## What you should do
Reproduce the material word for word; the images stay out.

[START Provided material]

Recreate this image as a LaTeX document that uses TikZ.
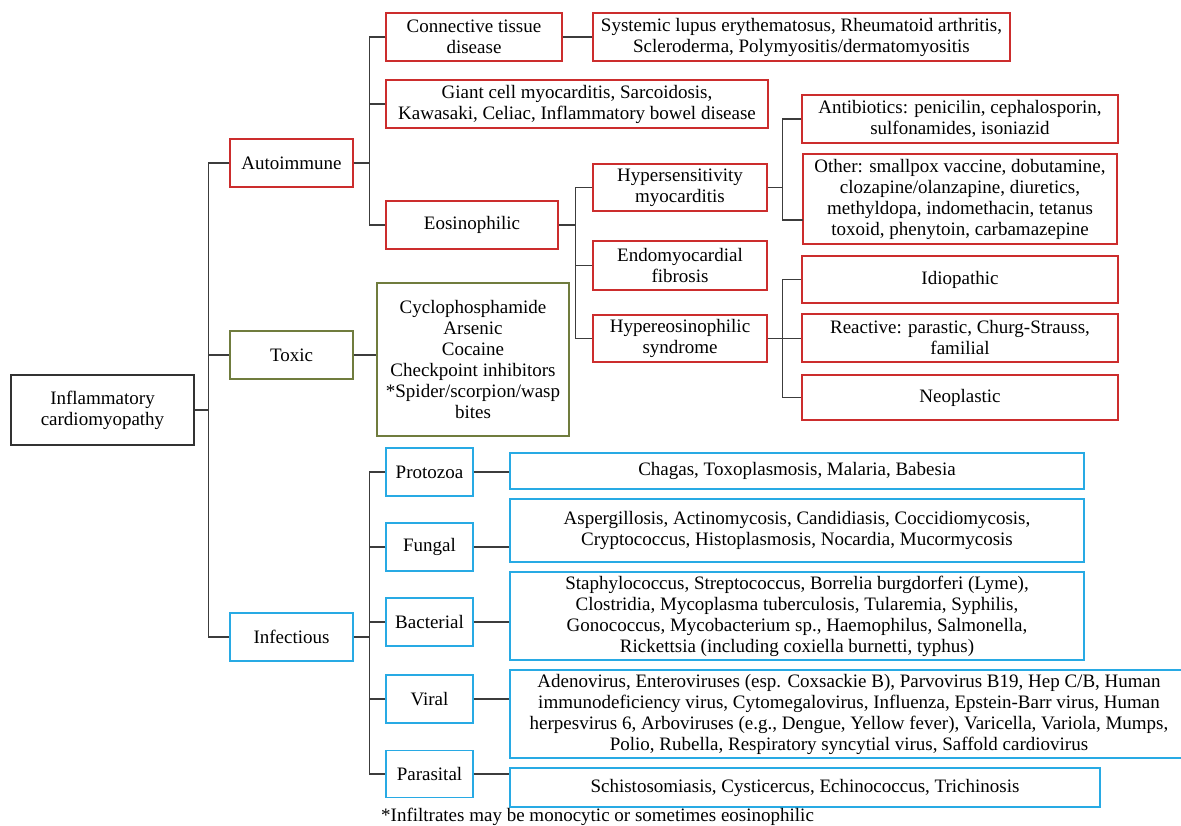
\documentclass[tikz,border=0pt]{standalone}
\usepackage{fontspec}
\setmainfont{Liberation Serif}
\usetikzlibrary{calc}
\definecolor{cred}{RGB}{204,45,45}
\definecolor{cgreen}{RGB}{112,124,62}
\definecolor{cblue}{RGB}{40,170,228}
\definecolor{cline}{RGB}{60,60,60}
\definecolor{cblack}{RGB}{50,50,50}
\begin{document}
\begin{tikzpicture}[x=1pt,y=-1pt,
  box/.style={draw, line width=1.3pt, align=center, inner sep=1pt,
    font=\fontsize{19}{21}\selectfont, text=black},
  redbox/.style={box, draw=cred},
  greenbox/.style={box, draw=cgreen},
  bluebox/.style={box, draw=cblue},
  blackbox/.style={box, draw=cblack},
  conn/.style={draw=cline, line width=1.3pt}]
\useasboundingbox (0,0) rectangle (1181,826);

% level 0 / 1
\node[blackbox, minimum width=183pt, minimum height=70pt] (root) at (102.5,410) {Inflammatory\\cardiomyopathy};
\node[redbox, minimum width=123pt, minimum height=48pt] (auto) at (291.5,163) {Autoimmune};
\node[greenbox, minimum width=123pt, minimum height=48pt] (toxic) at (291.5,355) {Toxic};
\node[bluebox, minimum width=123pt, minimum height=48pt] (infect) at (291.5,637) {Infectious};

% autoimmune
\node[redbox, minimum width=176pt, minimum height=48pt] (ctd) at (474,37) {Connective tissue\\disease};
\node[redbox, minimum width=417pt, minimum height=48pt] (sle) at (801.5,37) {Systemic lupus erythematosus, Rheumatoid arthritis,\\Scleroderma, Polymyositis/dermatomyositis};
\node[redbox, minimum width=382pt, minimum height=48pt] (giant) at (577,104) {Giant cell myocarditis, Sarcoidosis,\\Kawasaki, Celiac, Inflammatory bowel disease};
\node[redbox, minimum width=172pt, minimum height=48pt] (eos) at (472,225) {Eosinophilic};

% eosinophilic
\node[redbox, minimum width=174pt, minimum height=47pt] (hyper) at (680,187.5) {Hypersensitivity\\myocarditis};
\node[redbox, minimum width=174pt, minimum height=49pt] (endo) at (680,265.5) {Endomyocardial\\fibrosis};
\node[redbox, minimum width=174pt, minimum height=47pt] (hes) at (680,338.5) {Hypereosinophilic\\syndrome};

% hypersensitivity
\node[redbox, minimum width=316pt, minimum height=48pt] (anti) at (960,119) {Antibiotics: penicilin, cephalosporin,\\sulfonamides, isoniazid};
\node[redbox, minimum width=314pt, minimum height=90pt] (other) at (960,199) {Other: smallpox vaccine, dobutamine,\\clozapine/olanzapine, diuretics,\\methyldopa, indomethacin, tetanus\\toxoid, phenytoin, carbamazepine};
\coordinate (otherin) at (803,220);

% HES
\node[redbox, minimum width=316pt, minimum height=47pt] (idio) at (960,279.5) {Idiopathic};
\node[redbox, minimum width=316pt, minimum height=48pt] (react) at (960,338) {Reactive: parastic, Churg-Strauss,\\familial};
\node[redbox, minimum width=316pt, minimum height=45pt] (neo) at (960,397.5) {Neoplastic};

% toxic
\node[greenbox, minimum width=192pt, minimum height=153pt] (toxlist) at (473,359.5) {Cyclophosphamide\\Arsenic\\Cocaine\\Checkpoint inhibitors\\*Spider/scorpion/wasp\\bites};

% infectious
\node[bluebox, minimum width=87pt, minimum height=48pt] (proto) at (429.5,472) {Protozoa};
\node[bluebox, minimum width=87pt, minimum height=48pt] (fungal) at (429.5,547) {Fungal};
\node[bluebox, minimum width=87pt, minimum height=48pt] (bact) at (429.5,622) {Bacterial};
\node[bluebox, minimum width=87pt, minimum height=48pt] (viral) at (429.5,699) {Viral};
\node[bluebox, minimum width=87pt, minimum height=47pt] (para) at (429.5,774) {Parasital};

\node[bluebox, minimum width=574pt, minimum height=36pt] (chagas) at (797,471) {Chagas, Toxoplasmosis, Malaria, Babesia};
\node[bluebox, minimum width=574pt, minimum height=63pt] (asper) at (797,530.5) {Aspergillosis, Actinomycosis, Candidiasis, Coccidiomycosis,\\Cryptococcus, Histoplasmosis, Nocardia, Mucormycosis};
\node[bluebox, minimum width=574pt, minimum height=88pt] (staph) at (797,616) {Staphylococcus, Streptococcus, Borrelia burgdorferi (Lyme),\\Clostridia, Mycoplasma tuberculosis, Tularemia, Syphilis,\\Gonococcus, Mycobacterium sp., Haemophilus, Salmonella,\\Rickettsia (including coxiella burnetti, typhus)};
\node[bluebox, minimum width=678pt, minimum height=88pt] (adeno) at (849,714) {Adenovirus, Enteroviruses (esp. Coxsackie B), Parvovirus B19, Hep C/B, Human\\immunodeficiency virus, Cytomegalovirus, Influenza, Epstein-Barr virus, Human\\herpesvirus 6, Arboviruses (e.g., Dengue, Yellow fever), Varicella, Variola, Mumps,\\Polio, Rubella, Respiratory syncytial virus, Saffold cardiovirus};
\node[bluebox, minimum width=590pt, minimum height=39pt] (schisto) at (805,787.5) {Schistosomiasis, Cysticercus, Echinococcus, Trichinosis};

\node[anchor=west, inner sep=0pt, font=\fontsize{19}{21}\selectfont] (foot) at (381,817) {*Infiltrates may be monocytic or sometimes eosinophilic};

% connectors
\draw[conn] (auto.west) -- ++(-21,0) coordinate (tA) |- (infect.west);
\draw[conn] (toxic.west) -- (toxic.west -| tA);
\draw[conn] (root.east) -- (root.east -| tA);

\draw[conn] (auto.east) -- ++(16,0) coordinate (aA);
\draw[conn] (ctd.west) -- (ctd.west -| aA) |- (eos.west);
\draw[conn] (giant.west) -- (giant.west -| aA);
\draw[conn] (ctd.east) -- (sle.west);

\draw[conn] (eos.east) -- ++(17,0) coordinate (eA);
\draw[conn] (hyper.west) -- (hyper.west -| eA) |- (hes.west);
\draw[conn] (endo.west) -- (endo.west -| eA);

\draw[conn] (hyper.east) -- ++(15,0) coordinate (hA);
\draw[conn] (anti.west) -- (anti.west -| hA) |- (otherin);

\draw[conn] (hes.east) -- ++(15,0) coordinate (sA);
\draw[conn] (idio.west) -- (idio.west -| sA) |- (neo.west);
\draw[conn] (sA) -- (sA -| react.west);

\draw[conn] (toxic.east) -- (toxic.east -| toxlist.west);

\draw[conn] (infect.east) -- ++(16,0) coordinate (iA);
\draw[conn] (proto.west) -- (proto.west -| iA) |- (para.west);
\draw[conn] (fungal.west) -- (fungal.west -| iA);
\draw[conn] (bact.west) -- (bact.west -| iA);
\draw[conn] (viral.west) -- (viral.west -| iA);

\draw[conn] (proto.east) -- (proto.east -| chagas.west);
\draw[conn] (fungal.east) -- (fungal.east -| asper.west);
\draw[conn] (bact.east) -- (bact.east -| staph.west);
\draw[conn] (viral.east) -- (viral.east -| adeno.west);
\draw[conn] (para.east) -- (para.east -| schisto.west);
\end{tikzpicture}
\end{document}
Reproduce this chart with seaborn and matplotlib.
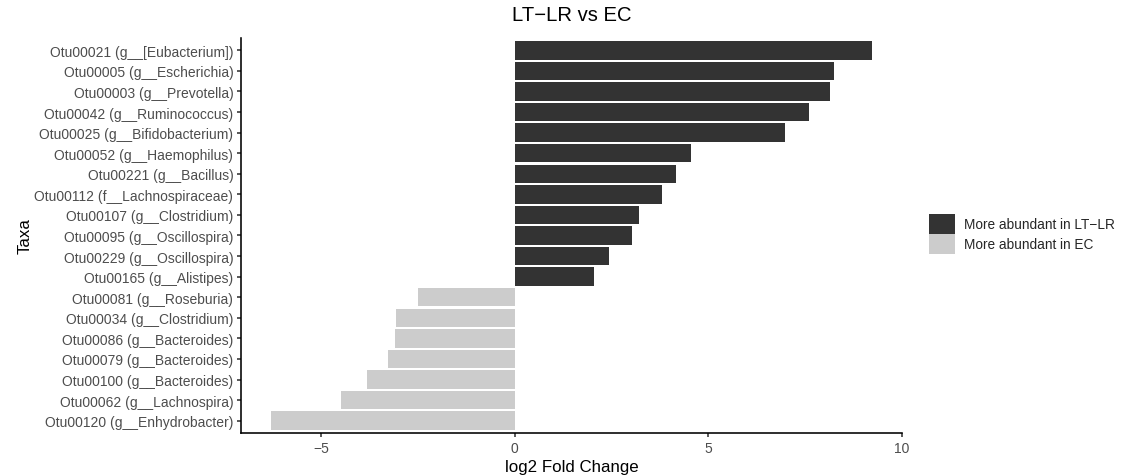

[END Provided material]

## Final answer
Recreate this image as a LaTeX document that uses TikZ.
\documentclass[tikz,border=0pt]{standalone}
\usepackage{fontspec}
\setmainfont{Liberation Serif}
\usetikzlibrary{calc}
\definecolor{cred}{RGB}{204,45,45}
\definecolor{cgreen}{RGB}{112,124,62}
\definecolor{cblue}{RGB}{40,170,228}
\definecolor{cline}{RGB}{60,60,60}
\definecolor{cblack}{RGB}{50,50,50}
\begin{document}
\begin{tikzpicture}[x=1pt,y=-1pt,
  box/.style={draw, line width=1.3pt, align=center, inner sep=1pt,
    font=\fontsize{19}{21}\selectfont, text=black},
  redbox/.style={box, draw=cred},
  greenbox/.style={box, draw=cgreen},
  bluebox/.style={box, draw=cblue},
  blackbox/.style={box, draw=cblack},
  conn/.style={draw=cline, line width=1.3pt}]
\useasboundingbox (0,0) rectangle (1181,826);

% level 0 / 1
\node[blackbox, minimum width=183pt, minimum height=70pt] (root) at (102.5,410) {Inflammatory\\cardiomyopathy};
\node[redbox, minimum width=123pt, minimum height=48pt] (auto) at (291.5,163) {Autoimmune};
\node[greenbox, minimum width=123pt, minimum height=48pt] (toxic) at (291.5,355) {Toxic};
\node[bluebox, minimum width=123pt, minimum height=48pt] (infect) at (291.5,637) {Infectious};

% autoimmune
\node[redbox, minimum width=176pt, minimum height=48pt] (ctd) at (474,37) {Connective tissue\\disease};
\node[redbox, minimum width=417pt, minimum height=48pt] (sle) at (801.5,37) {Systemic lupus erythematosus, Rheumatoid arthritis,\\Scleroderma, Polymyositis/dermatomyositis};
\node[redbox, minimum width=382pt, minimum height=48pt] (giant) at (577,104) {Giant cell myocarditis, Sarcoidosis,\\Kawasaki, Celiac, Inflammatory bowel disease};
\node[redbox, minimum width=172pt, minimum height=48pt] (eos) at (472,225) {Eosinophilic};

% eosinophilic
\node[redbox, minimum width=174pt, minimum height=47pt] (hyper) at (680,187.5) {Hypersensitivity\\myocarditis};
\node[redbox, minimum width=174pt, minimum height=49pt] (endo) at (680,265.5) {Endomyocardial\\fibrosis};
\node[redbox, minimum width=174pt, minimum height=47pt] (hes) at (680,338.5) {Hypereosinophilic\\syndrome};

% hypersensitivity
\node[redbox, minimum width=316pt, minimum height=48pt] (anti) at (960,119) {Antibiotics: penicilin, cephalosporin,\\sulfonamides, isoniazid};
\node[redbox, minimum width=314pt, minimum height=90pt] (other) at (960,199) {Other: smallpox vaccine, dobutamine,\\clozapine/olanzapine, diuretics,\\methyldopa, indomethacin, tetanus\\toxoid, phenytoin, carbamazepine};
\coordinate (otherin) at (803,220);

% HES
\node[redbox, minimum width=316pt, minimum height=47pt] (idio) at (960,279.5) {Idiopathic};
\node[redbox, minimum width=316pt, minimum height=48pt] (react) at (960,338) {Reactive: parastic, Churg-Strauss,\\familial};
\node[redbox, minimum width=316pt, minimum height=45pt] (neo) at (960,397.5) {Neoplastic};

% toxic
\node[greenbox, minimum width=192pt, minimum height=153pt] (toxlist) at (473,359.5) {Cyclophosphamide\\Arsenic\\Cocaine\\Checkpoint inhibitors\\*Spider/scorpion/wasp\\bites};

% infectious
\node[bluebox, minimum width=87pt, minimum height=48pt] (proto) at (429.5,472) {Protozoa};
\node[bluebox, minimum width=87pt, minimum height=48pt] (fungal) at (429.5,547) {Fungal};
\node[bluebox, minimum width=87pt, minimum height=48pt] (bact) at (429.5,622) {Bacterial};
\node[bluebox, minimum width=87pt, minimum height=48pt] (viral) at (429.5,699) {Viral};
\node[bluebox, minimum width=87pt, minimum height=47pt] (para) at (429.5,774) {Parasital};

\node[bluebox, minimum width=574pt, minimum height=36pt] (chagas) at (797,471) {Chagas, Toxoplasmosis, Malaria, Babesia};
\node[bluebox, minimum width=574pt, minimum height=63pt] (asper) at (797,530.5) {Aspergillosis, Actinomycosis, Candidiasis, Coccidiomycosis,\\Cryptococcus, Histoplasmosis, Nocardia, Mucormycosis};
\node[bluebox, minimum width=574pt, minimum height=88pt] (staph) at (797,616) {Staphylococcus, Streptococcus, Borrelia burgdorferi (Lyme),\\Clostridia, Mycoplasma tuberculosis, Tularemia, Syphilis,\\Gonococcus, Mycobacterium sp., Haemophilus, Salmonella,\\Rickettsia (including coxiella burnetti, typhus)};
\node[bluebox, minimum width=678pt, minimum height=88pt] (adeno) at (849,714) {Adenovirus, Enteroviruses (esp. Coxsackie B), Parvovirus B19, Hep C/B, Human\\immunodeficiency virus, Cytomegalovirus, Influenza, Epstein-Barr virus, Human\\herpesvirus 6, Arboviruses (e.g., Dengue, Yellow fever), Varicella, Variola, Mumps,\\Polio, Rubella, Respiratory syncytial virus, Saffold cardiovirus};
\node[bluebox, minimum width=590pt, minimum height=39pt] (schisto) at (805,787.5) {Schistosomiasis, Cysticercus, Echinococcus, Trichinosis};

\node[anchor=west, inner sep=0pt, font=\fontsize{19}{21}\selectfont] (foot) at (381,817) {*Infiltrates may be monocytic or sometimes eosinophilic};

% connectors
\draw[conn] (auto.west) -- ++(-21,0) coordinate (tA) |- (infect.west);
\draw[conn] (toxic.west) -- (toxic.west -| tA);
\draw[conn] (root.east) -- (root.east -| tA);

\draw[conn] (auto.east) -- ++(16,0) coordinate (aA);
\draw[conn] (ctd.west) -- (ctd.west -| aA) |- (eos.west);
\draw[conn] (giant.west) -- (giant.west -| aA);
\draw[conn] (ctd.east) -- (sle.west);

\draw[conn] (eos.east) -- ++(17,0) coordinate (eA);
\draw[conn] (hyper.west) -- (hyper.west -| eA) |- (hes.west);
\draw[conn] (endo.west) -- (endo.west -| eA);

\draw[conn] (hyper.east) -- ++(15,0) coordinate (hA);
\draw[conn] (anti.west) -- (anti.west -| hA) |- (otherin);

\draw[conn] (hes.east) -- ++(15,0) coordinate (sA);
\draw[conn] (idio.west) -- (idio.west -| sA) |- (neo.west);
\draw[conn] (sA) -- (sA -| react.west);

\draw[conn] (toxic.east) -- (toxic.east -| toxlist.west);

\draw[conn] (infect.east) -- ++(16,0) coordinate (iA);
\draw[conn] (proto.west) -- (proto.west -| iA) |- (para.west);
\draw[conn] (fungal.west) -- (fungal.west -| iA);
\draw[conn] (bact.west) -- (bact.west -| iA);
\draw[conn] (viral.west) -- (viral.west -| iA);

\draw[conn] (proto.east) -- (proto.east -| chagas.west);
\draw[conn] (fungal.east) -- (fungal.east -| asper.west);
\draw[conn] (bact.east) -- (bact.east -| staph.west);
\draw[conn] (viral.east) -- (viral.east -| adeno.west);
\draw[conn] (para.east) -- (para.east -| schisto.west);
\end{tikzpicture}
\end{document}
Reproduce this chart with seaborn and matplotlib.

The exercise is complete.